Lorenzo Taiuti: Have you got some new project in mind? And where?
Maurice Benayoun: In Enghien les Bains an exhibition will be organized. There will be some new works of mine, along with photos and a perfume as well: White Cube, the smell that comes from the paint used to whitewash the gallery’s walls for each exhibition (the “White Cube”, the exposition space for modern art). It is the perfume characterizing contemporary art the better. The exhibition will contain interactive works, weird objects, conceptual operations, provocative works and web projects
Lorenzo Taiuti: Speaking of web projects, you often feel similar to artists like Chatonsky, who seems to work mostly on the net though. Did you work much on the net?
Maurice Benayoun: Yes, that’s right, I worked on the net as well. Two of these works have also been exposed in Australia.
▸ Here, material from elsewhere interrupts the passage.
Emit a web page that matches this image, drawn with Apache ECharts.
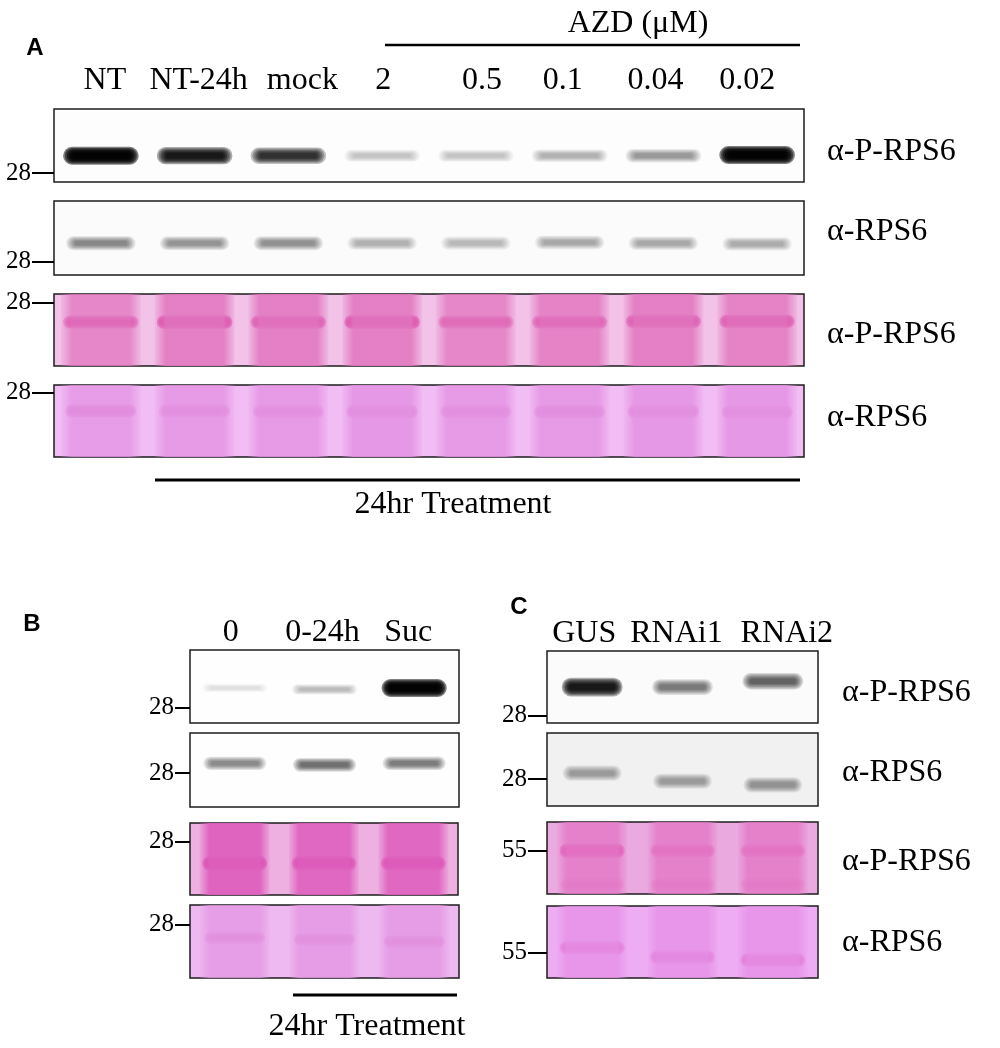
<!DOCTYPE html>
<html>
<head>
<meta charset="utf-8">
<script src="https://cdn.jsdelivr.net/npm/echarts/dist/echarts.min.js"></script>
<style>
  html, body { margin: 0; padding: 0; background: #fff; }
  #main { width: 1000px; height: 1048px; }
</style>
</head>
<body>
<div id="main"></div>
<script>
// lanes
const lanesA = ['NT', 'NT-24h', 'mock', '2', '0.5', '0.1', '0.04', '0.02'];
const lanesB = ['0', '0-24h', 'Suc'];
const lanesC = ['GUS', 'RNAi1', 'RNAi2'];

// band strength 0..1 (read by eye) and band position (fraction of strip height, from top)
const aPhos = [1.0, 0.9, 0.8, 0.22, 0.22, 0.28, 0.38, 1.0];
const aPhosPos = [0.64, 0.64, 0.64, 0.64, 0.64, 0.64, 0.64, 0.63];
const aTotal = [0.45, 0.4, 0.42, 0.28, 0.25, 0.32, 0.32, 0.3];
const aTotalPos = [0.57, 0.57, 0.57, 0.57, 0.57, 0.56, 0.57, 0.58];
const aStainP = [0.75, 0.85, 0.8, 0.85, 0.7, 0.75, 0.8, 0.8];
const aStainPPos = [0.39, 0.39, 0.39, 0.39, 0.39, 0.39, 0.38, 0.38];
const aStain = [0.5, 0.45, 0.45, 0.55, 0.45, 0.5, 0.55, 0.5];
const aStainPos = [0.36, 0.36, 0.37, 0.37, 0.37, 0.37, 0.37, 0.38];
const aLaneP = [0.8, 0.9, 0.9, 0.9, 0.8, 0.85, 0.9, 0.85];
const aLane = [0.8, 0.85, 0.85, 0.9, 0.85, 0.85, 0.9, 0.9];

const bPhos = [0.12, 0.25, 1.0];
const bPhosPos = [0.52, 0.54, 0.52];
const bTotal = [0.45, 0.55, 0.5];
const bTotalPos = [0.41, 0.43, 0.41];
const bStainP = [0.8, 0.75, 0.75];
const bStainPPos = [0.56, 0.56, 0.56];
const bStain = [0.45, 0.5, 0.5];
const bStainPos = [0.45, 0.47, 0.5];
const bLaneP = [0.95, 0.9, 0.9];
const bLane = [0.8, 0.85, 0.85];

const cPhos = [0.9, 0.5, 0.6];
const cPhosPos = [0.5, 0.5, 0.42];
const cTotal = [0.35, 0.35, 0.38];
const cTotalPos = [0.55, 0.66, 0.71];
const cStainP = [0.8, 0.6, 0.6];
const cStainPPos = [0.4, 0.4, 0.4];
const cStainPLow = [0.35, 0.35, 0.35];
const cStainPLowPos = [0.87, 0.87, 0.87];
const cStain = [0.55, 0.5, 0.55];
const cStainPos = [0.58, 0.71, 0.75];
const cLaneP = [0.85, 0.85, 0.85];
const cLane = [0.85, 0.85, 0.85];

// size markers: position and label
const markA = [0.88, 0.82, 0.12, 0.11];
const markB = [0.79, 0.54, 0.26, 0.27];
const markC = [0.90, 0.63, 0.40, 0.65];
const markLabelA = ['28', '28', '28', '28'];
const markLabelB = ['28', '28', '28', '28'];
const markLabelC = ['28', '28', '55', '55'];

const SERIF = '"Liberation Serif", "Times New Roman", serif';
const chart = echarts.init(document.getElementById('main'));

// small left/right nudges of lane captions (px), layout only
const nudgeA = [4, 4, 14, 1, 6, -7, -8, -10];
const nudgeB = [-4, -2, -6];
const nudgeC = [-8, -6, 14];

const option = {
  animation: false,
  backgroundColor: '#fff',
  grid: [], xAxis: [], yAxis: [], series: [], graphic: []
};

function rgba(rgb, a) {
  return 'rgba(' + rgb + ',' + a + ')';
}

function captions(lanes, nudge) {
  return lanes.map(function (l, k) {
    const n = nudge[k];
    return { value: l, textStyle: { padding: n > 0 ? [0, 0, 0, 2 * n] : [0, -2 * n, 0, 0] } };
  });
}

// a band: stacked translucent pills, so it fades out at every edge
const LAYERS = 6;
function bandRender(rgb, w, hMin, hMax) {
  return function (params, api) {
    const c = api.coord([api.value(0), api.value(1)]);
    const a = Math.min(0.985, api.value(2));
    const h = hMin + (hMax - hMin) * a;
    const p = 1 - Math.pow(1 - a, 1 / LAYERS);
    const children = [];
    for (let k = 0; k < LAYERS; k++) {
      const t = k / (LAYERS - 1);
      const ww = w * (1.05 - 0.25 * t);
      const hh = h * (1.5 - 1.0 * t);
      children.push({
        type: 'rect',
        shape: { x: c[0] - ww / 2, y: c[1] - hh / 2, width: ww, height: hh, r: hh / 2 },
        style: { fill: rgba(rgb, p) }
      });
    }
    return { type: 'group', children: children };
  };
}

function addStrip(s) {
  const i = option.grid.length;
  option.grid.push({
    left: s.box[0], top: s.box[1], width: s.box[2], height: s.box[3],
    show: true, backgroundColor: s.bg, borderColor: '#1c1c1c', borderWidth: 1.5
  });
  option.xAxis.push({
    gridIndex: i, type: 'category', position: 'top',
    data: s.nudge ? captions(s.lanes, s.nudge) : s.lanes,
    axisLine: { show: false }, axisTick: { show: false }, splitLine: { show: false },
    axisLabel: {
      show: s.header !== undefined, margin: s.header || 0, interval: 0,
      fontFamily: SERIF, fontSize: 32, color: '#000'
    }
  });
  option.yAxis.push({
    gridIndex: i, type: 'value', min: 0, max: 1, inverse: true,
    axisLine: { show: false }, splitLine: { show: false },
    axisTick: { show: true, customValues: [s.mark], length: s.tick, lineStyle: { color: '#000', width: 2 } },
    axisLabel: {
      customValues: [s.mark], formatter: function () { return s.markLabel; },
      margin: s.tick + 1, fontFamily: SERIF, fontSize: 25, color: '#000'
    }
  });
  if (s.lane) {
    option.series.push({
      type: 'bar', xAxisIndex: i, yAxisIndex: i, barWidth: s.laneW, silent: true,
      data: s.lane.map(function (a) {
        return {
          value: 1,
          itemStyle: {
            color: {
              type: 'linear', x: 0, y: 0, x2: 1, y2: 0,
              colorStops: [
                { offset: 0, color: rgba(s.laneRGB, a * 0.15) },
                { offset: 0.14, color: rgba(s.laneRGB, a) },
                { offset: 0.86, color: rgba(s.laneRGB, a) },
                { offset: 1, color: rgba(s.laneRGB, a * 0.15) }
              ]
            }
          }
        };
      })
    });
  }
  s.bands.forEach(function (b) {
    option.series.push({
      type: 'custom', xAxisIndex: i, yAxisIndex: i, clip: true, silent: true,
      renderItem: bandRender(b.rgb, b.w, b.h[0], b.h[1]),
      data: s.lanes.map(function (l, k) { return [k, b.pos[k], b.amt[k] * (b.gain || 1)]; })
    });
  });
}

// panel A
addStrip({ box: [54, 109, 750, 73], bg: '#fdfdfd', lanes: lanesA, header: 12, nudge: nudgeA,
  mark: markA[0], markLabel: markLabelA[0], tick: 22,
  bands: [{ amt: aPhos, pos: aPhosPos, rgb: '0,0,0', w: 72, h: [7, 12] }] });
addStrip({ box: [54, 201, 750, 74], bg: '#fbfbfb', lanes: lanesA,
  mark: markA[1], markLabel: markLabelA[1], tick: 22,
  bands: [{ amt: aTotal, pos: aTotalPos, rgb: '0,0,0', w: 66, h: [8, 11] }] });
addStrip({ box: [54, 294, 750, 72], bg: '#f2c2e8', lanes: lanesA,
  mark: markA[2], markLabel: markLabelA[2], tick: 22,
  lane: aLaneP, laneRGB: '226,120,192', laneW: 80,
  bands: [{ amt: aStainP, pos: aStainPPos, rgb: '210,30,144', w: 72, h: [7, 9], gain: 1.15 }] });
addStrip({ box: [54, 385, 750, 72], bg: '#f2bdf4', lanes: lanesA,
  mark: markA[3], markLabel: markLabelA[3], tick: 22,
  lane: aLane, laneRGB: '228,148,228', laneW: 80,
  bands: [{ amt: aStain, pos: aStainPos, rgb: '206,84,182', w: 68, h: [7, 10], gain: 1.5 }] });

// panel B
addStrip({ box: [190, 650, 269, 73], bg: '#fefefe', lanes: lanesB, header: 1, nudge: nudgeB,
  mark: markB[0], markLabel: markLabelB[0], tick: 15,
  bands: [{ amt: bPhos, pos: bPhosPos, rgb: '0,0,0', w: 62, h: [5, 12] }] });
addStrip({ box: [190, 733, 269, 74], bg: '#fefefe', lanes: lanesB,
  mark: markB[1], markLabel: markLabelB[1], tick: 15,
  bands: [{ amt: bTotal, pos: bTotalPos, rgb: '0,0,0', w: 60, h: [8, 10] }] });
addStrip({ box: [190, 823, 268, 72], bg: '#eeb0e0', lanes: lanesB,
  mark: markB[2], markLabel: markLabelB[2], tick: 15,
  lane: bLaneP, laneRGB: '222,96,190', laneW: 70,
  bands: [{ amt: bStainP, pos: bStainPPos, rgb: '208,30,144', w: 62, h: [7, 10], gain: 1.15 }] });
addStrip({ box: [190, 905, 269, 73], bg: '#eeb8f0', lanes: lanesB,
  mark: markB[3], markLabel: markLabelB[3], tick: 15,
  lane: bLane, laneRGB: '228,152,228', laneW: 70,
  bands: [{ amt: bStain, pos: bStainPos, rgb: '206,84,178', w: 58, h: [7, 9], gain: 1.5 }] });

// panel C
addStrip({ box: [547, 651, 271, 72], bg: '#fbfbfb', lanes: lanesC, header: 1, nudge: nudgeC,
  mark: markC[0], markLabel: markLabelC[0], tick: 19,
  bands: [{ amt: cPhos, pos: cPhosPos, rgb: '0,0,0', w: 58, h: [8, 13] }] });
addStrip({ box: [547, 733, 271, 73], bg: '#f1f1f1', lanes: lanesC,
  mark: markC[1], markLabel: markLabelC[1], tick: 19,
  bands: [{ amt: cTotal, pos: cTotalPos, rgb: '0,0,0', w: 56, h: [9, 12] }] });
addStrip({ box: [547, 822, 271, 72], bg: '#eaaae0', lanes: lanesC,
  mark: markC[2], markLabel: markLabelC[2], tick: 19,
  lane: cLaneP, laneRGB: '228,122,200', laneW: 70,
  bands: [
    { amt: cStainP, pos: cStainPPos, rgb: '216,40,150', w: 62, h: [7, 10], gain: 1.15 },
    { amt: cStainPLow, pos: cStainPLowPos, rgb: '218,64,168', w: 62, h: [8, 10], gain: 1.2 }
  ] });
addStrip({ box: [547, 906, 271, 72], bg: '#eeacf3', lanes: lanesC,
  mark: markC[3], markLabel: markLabelC[3], tick: 19,
  lane: cLane, laneRGB: '230,146,232', laneW: 70,
  bands: [{ amt: cStain, pos: cStainPos, rgb: '214,64,172', w: 62, h: [7, 10], gain: 1.5 }] });

function label(x, y, text, font, align) {
  return { type: 'text', x: x, y: y, silent: true,
    style: { text: text, font: font, fill: '#000', align: align || 'center', verticalAlign: 'middle' } };
}
function rule(x1, x2, y, w) {
  return { type: 'line', silent: true, shape: { x1: x1, y1: y, x2: x2, y2: y }, style: { stroke: '#000', lineWidth: w } };
}
const big = '32px ' + SERIF;
const letter = 'bold 24px "Liberation Sans", Arial, sans-serif';
option.graphic = [
  label(35, 48, 'A', letter), label(32, 624, 'B', letter), label(519, 607, 'C', letter),
  label(638, 24, 'AZD (μM)', big), rule(385, 800, 45, 2.5),
  rule(155, 800, 480, 3), label(453, 505, '24hr Treatment', big),
  rule(293, 457, 995, 3), label(367, 1027, '24hr Treatment', big),
  label(827, 152, 'α-P-RPS6', big, 'left'), label(827, 232, 'α-RPS6', big, 'left'),
  label(827, 335, 'α-P-RPS6', big, 'left'), label(827, 418, 'α-RPS6', big, 'left'),
  label(842, 693, 'α-P-RPS6', big, 'left'), label(842, 773, 'α-RPS6', big, 'left'),
  label(842, 862, 'α-P-RPS6', big, 'left'), label(842, 943, 'α-RPS6', big, 'left')
];

chart.setOption(option);
</script>
</body>
</html>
Moreover, some of my first digital works were made on the net. Besides, I do not like to be identified as a “web artist”, virtual reality artist and so on.
Lorenzo Taiuti: So don’t you believe in divisions among languages?
Maurice Benayoun: Yes, I do. There are some languages I am interested in and can be not so strictly technological. The period in which I was linked to technology the most was the Nineties, but in general I focus on dealing with the world and not on one technology only.